> [Do this] Starting with the first line of the data below, copy each line up to and including the one containing "const chart = echarts.init(document.getElementById('chart'));". Pictures stay out.

> [Collected material]

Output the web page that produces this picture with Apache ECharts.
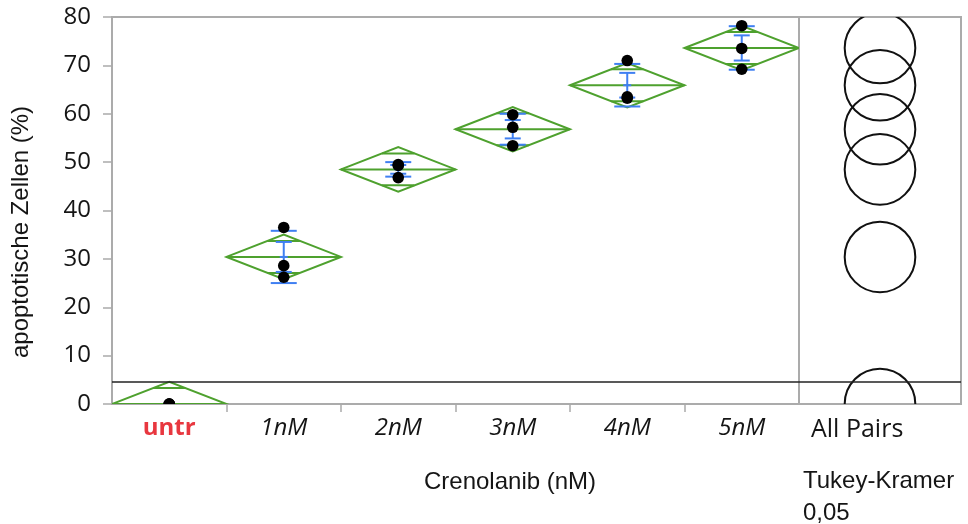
<!DOCTYPE html>
<html>
<head>
<meta charset="utf-8">
<script src="https://cdn.jsdelivr.net/npm/echarts@6/dist/echarts.min.js"></script>
<style>
  html, body { margin: 0; padding: 0; background: #ffffff; }
  #chart { width: 968px; height: 524px; }
</style>
</head>
<body>
<div id="chart"></div>
<script>
// Treatment groups (Crenolanib dose) and the three replicate measurements of each
const groups = ['untr', '1nM', '2nM', '3nM', '4nM', '5nM'];
const replicates = [
  [0, 0, 0],
  [36.5, 28.6, 26.2],
  [49.5, 49.3, 46.8],
  [59.8, 57.2, 53.4],
  [71.0, 63.5, 63.2],
  [78.2, 73.5, 69.2]
];
// Group summaries: mean, standard deviation, standard error of the mean
const groupMeans = [0, 30.4, 48.5, 56.8, 65.9, 73.6];
const groupSD = [0, 5.4, 1.5, 3.2, 4.4, 4.5];
const groupSE = [0, 3.1, 0.9, 1.9, 2.55, 2.6];
// Means diamonds: 95% CI half-height and overlap-mark offset
const ciHalf = 4.6;
const overlapHalf = 3.3;
// Horizontal reference line
const refLevel = 4.6;
// Tukey-Kramer comparison circle radius (response units)
const circleRadius = 7.3;
// Y axis range and tick step
const yMin = 0, yMax = 80, yStep = 10;
// Separator ticks between neighbouring groups (in group-index units)
const groupBoundaries = [1, 2, 3, 4, 5];

const GREEN = '#4ea12e';
const BLUE = '#3f7ff2';
const FRAME = '#ababab';
const TEXT = '#151515';
const LABEL_FONT = '"Open Sans", "Noto Sans", sans-serif';
const TITLE_FONT = '"Liberation Sans", Arial, sans-serif';

const chart = echarts.init(document.getElementById('chart'));

function diamondItem(params, api) {
  const i = api.value(0);
  const m = groupMeans[i];
  const c = api.coord([i, m]);
  const w = api.size([1, 0])[0];
  const top = api.coord([i, m + ciHalf])[1];
  const bot = api.coord([i, m - ciHalf])[1];
  const L = c[0] - w / 2, R = c[0] + w / 2;
  const frac = 1 - overlapHalf / ciHalf;
  const hw = frac * w / 2;
  const oTop = api.coord([i, m + overlapHalf])[1];
  const oBot = api.coord([i, m - overlapHalf])[1];
  const style = { stroke: GREEN, lineWidth: 2, fill: null };
  return {
    type: 'group',
    children: [
      { type: 'polygon', shape: { points: [[L, c[1]], [c[0], top], [R, c[1]], [c[0], bot]] }, style },
      { type: 'line', shape: { x1: L, y1: c[1], x2: R, y2: c[1] }, style },
      { type: 'line', shape: { x1: c[0] - hw, y1: oTop, x2: c[0] + hw, y2: oTop }, style },
      { type: 'line', shape: { x1: c[0] - hw, y1: oBot, x2: c[0] + hw, y2: oBot }, style }
    ]
  };
}

function errorItem(params, api) {
  const i = api.value(0);
  const m = groupMeans[i], sd = groupSD[i], se = groupSE[i];
  if (sd <= 0) return { type: 'group', children: [] };
  const x = api.coord([i, m])[0];
  const sdT = api.coord([i, m + sd])[1], sdB = api.coord([i, m - sd])[1];
  const seT = api.coord([i, m + se])[1], seB = api.coord([i, m - se])[1];
  const my = api.coord([i, m])[1];
  const style = { stroke: BLUE, lineWidth: 2 };
  const sdW = 13, seW = 8;
  return {
    type: 'group',
    children: [
      { type: 'line', shape: { x1: x - sdW, y1: sdT, x2: x + sdW, y2: sdT }, style },
      { type: 'line', shape: { x1: x - sdW, y1: sdB, x2: x + sdW, y2: sdB }, style },
      { type: 'line', shape: { x1: x, y1: seT, x2: x, y2: seB }, style },
      { type: 'line', shape: { x1: x - seW, y1: seT, x2: x + seW, y2: seT }, style },
      { type: 'line', shape: { x1: x - seW, y1: seB, x2: x + seW, y2: seB }, style },
      { type: 'line', shape: { x1: x - 4, y1: my, x2: x + 4, y2: my }, style }
    ]
  };
}

// Replicate dots, clipped to the plotting area
function dotItem(params, api) {
  const p = api.coord([api.value(0), api.value(1)]);
  return {
    type: 'circle',
    shape: { cx: p[0], cy: p[1], r: 5.8 },
    style: { fill: '#000000', stroke: null }
  };
}

function circleItem(params, api) {
  const i = api.value(0);
  const c = api.coord([0, groupMeans[i]]);
  const r = api.size([0, circleRadius])[1];
  return {
    type: 'circle',
    shape: { cx: c[0], cy: c[1], r: r },
    style: { stroke: '#111111', lineWidth: 2, fill: null }
  };
}

const dotData = [];
replicates.forEach((vals, i) => vals.forEach(v => dotData.push([i, v])));

const indexData = groups.map((g, i) => [i]);

const refMark = {
  silent: true,
  symbol: 'none',
  label: { show: false },
  lineStyle: { color: '#222222', width: 1.5, type: 'solid' },
  data: [{ yAxis: refLevel }]
};

chart.setOption({
  animation: false,
  backgroundColor: '#ffffff',
  grid: [
    { left: 112, top: 17, width: 687, height: 387, show: true, borderColor: FRAME, borderWidth: 2, backgroundColor: 'transparent' },
    { left: 799, top: 17, width: 162, height: 387, show: true, borderColor: FRAME, borderWidth: 2, backgroundColor: 'transparent' }
  ],
  xAxis: [
    {
      type: 'category', gridIndex: 0, data: groups, boundaryGap: true,
      axisLine: { show: false },
      axisTick: { show: false },
      axisLabel: {
        margin: 12,
        formatter: v => v === 'untr' ? '{r|untr}' : '{i|' + v + '}',
        rich: {
          r: { color: '#e8373f', fontWeight: 'bold', fontSize: 24, fontFamily: LABEL_FONT },
          i: { color: TEXT, fontStyle: 'italic', fontSize: 24, fontFamily: LABEL_FONT }
        }
      },
      splitLine: { show: false }
    },
    {
      type: 'category', gridIndex: 1, data: ['All Pairs'], boundaryGap: true,
      axisLine: { show: false }, axisTick: { show: false }, axisLabel: { show: false }, splitLine: { show: false }
    },
    {
      // tick marks between neighbouring groups
      type: 'value', gridIndex: 0, min: 0, max: groups.length, position: 'bottom',
      axisLine: { show: false },
      axisTick: { show: true, length: 8, customValues: groupBoundaries, lineStyle: { color: FRAME, width: 1.5 } },
      axisLabel: { show: false },
      splitLine: { show: false }
    }
  ],
  yAxis: [
    {
      type: 'value', gridIndex: 0, min: yMin, max: yMax, interval: yStep,
      axisLine: { show: false },
      axisTick: { show: true, length: 9, lineStyle: { color: FRAME, width: 1.5 } },
      axisLabel: { margin: 21, color: TEXT, fontSize: 24, fontFamily: LABEL_FONT },
      splitLine: { show: false }
    },
    {
      type: 'value', gridIndex: 1, min: yMin, max: yMax, interval: yStep,
      axisLine: { show: false }, axisTick: { show: false }, axisLabel: { show: false }, splitLine: { show: false }
    }
  ],
  series: [
    {
      type: 'custom', xAxisIndex: 0, yAxisIndex: 0, clip: true,
      renderItem: diamondItem, data: indexData, silent: true, z: 2,
      markLine: refMark
    },
    {
      type: 'custom', xAxisIndex: 0, yAxisIndex: 0, clip: true,
      renderItem: errorItem, data: indexData, silent: true, z: 3
    },
    {
      type: 'custom', xAxisIndex: 0, yAxisIndex: 0, clip: true,
      renderItem: dotItem, data: dotData, silent: true, z: 4
    },
    {
      type: 'custom', xAxisIndex: 1, yAxisIndex: 1, clip: true,
      renderItem: circleItem, data: indexData, silent: true, z: 2,
      markLine: refMark
    }
  ],
  graphic: [
    {
      type: 'text', x: 21, y: 232, rotation: Math.PI / 2,
      style: { text: 'apoptotische Zellen (%)', fill: TEXT, font: '24px ' + TITLE_FONT, textAlign: 'center', textVerticalAlign: 'middle' }
    },
    {
      type: 'text', x: 424, y: 482,
      style: { text: 'Crenolanib (nM)', fill: TEXT, font: '24px ' + TITLE_FONT, textAlign: 'left', textVerticalAlign: 'middle' }
    },
    {
      type: 'text', x: 811, y: 430,
      style: { text: 'All Pairs', fill: TEXT, font: '25px ' + LABEL_FONT, textAlign: 'left', textVerticalAlign: 'middle' }
    },
    {
      type: 'text', x: 803, y: 481,
      style: { text: 'Tukey-Kramer', fill: TEXT, font: '24px ' + TITLE_FONT, textAlign: 'left', textVerticalAlign: 'middle' }
    },
    {
      type: 'text', x: 803, y: 513,
      style: { text: '0,05', fill: TEXT, font: '24px ' + TITLE_FONT, textAlign: 'left', textVerticalAlign: 'middle' }
    }
  ]
});
</script>
</body>
</html>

> [Solution]
Output the web page that produces this picture with Apache ECharts.
<!DOCTYPE html>
<html>
<head>
<meta charset="utf-8">
<script src="https://cdn.jsdelivr.net/npm/echarts@6/dist/echarts.min.js"></script>
<style>
  html, body { margin: 0; padding: 0; background: #ffffff; }
  #chart { width: 968px; height: 524px; }
</style>
</head>
<body>
<div id="chart"></div>
<script>
// Treatment groups (Crenolanib dose) and the three replicate measurements of each
const groups = ['untr', '1nM', '2nM', '3nM', '4nM', '5nM'];
const replicates = [
  [0, 0, 0],
  [36.5, 28.6, 26.2],
  [49.5, 49.3, 46.8],
  [59.8, 57.2, 53.4],
  [71.0, 63.5, 63.2],
  [78.2, 73.5, 69.2]
];
// Group summaries: mean, standard deviation, standard error of the mean
const groupMeans = [0, 30.4, 48.5, 56.8, 65.9, 73.6];
const groupSD = [0, 5.4, 1.5, 3.2, 4.4, 4.5];
const groupSE = [0, 3.1, 0.9, 1.9, 2.55, 2.6];
// Means diamonds: 95% CI half-height and overlap-mark offset
const ciHalf = 4.6;
const overlapHalf = 3.3;
// Horizontal reference line
const refLevel = 4.6;
// Tukey-Kramer comparison circle radius (response units)
const circleRadius = 7.3;
// Y axis range and tick step
const yMin = 0, yMax = 80, yStep = 10;
// Separator ticks between neighbouring groups (in group-index units)
const groupBoundaries = [1, 2, 3, 4, 5];

const GREEN = '#4ea12e';
const BLUE = '#3f7ff2';
const FRAME = '#ababab';
const TEXT = '#151515';
const LABEL_FONT = '"Open Sans", "Noto Sans", sans-serif';
const TITLE_FONT = '"Liberation Sans", Arial, sans-serif';

const chart = echarts.init(document.getElementById('chart'));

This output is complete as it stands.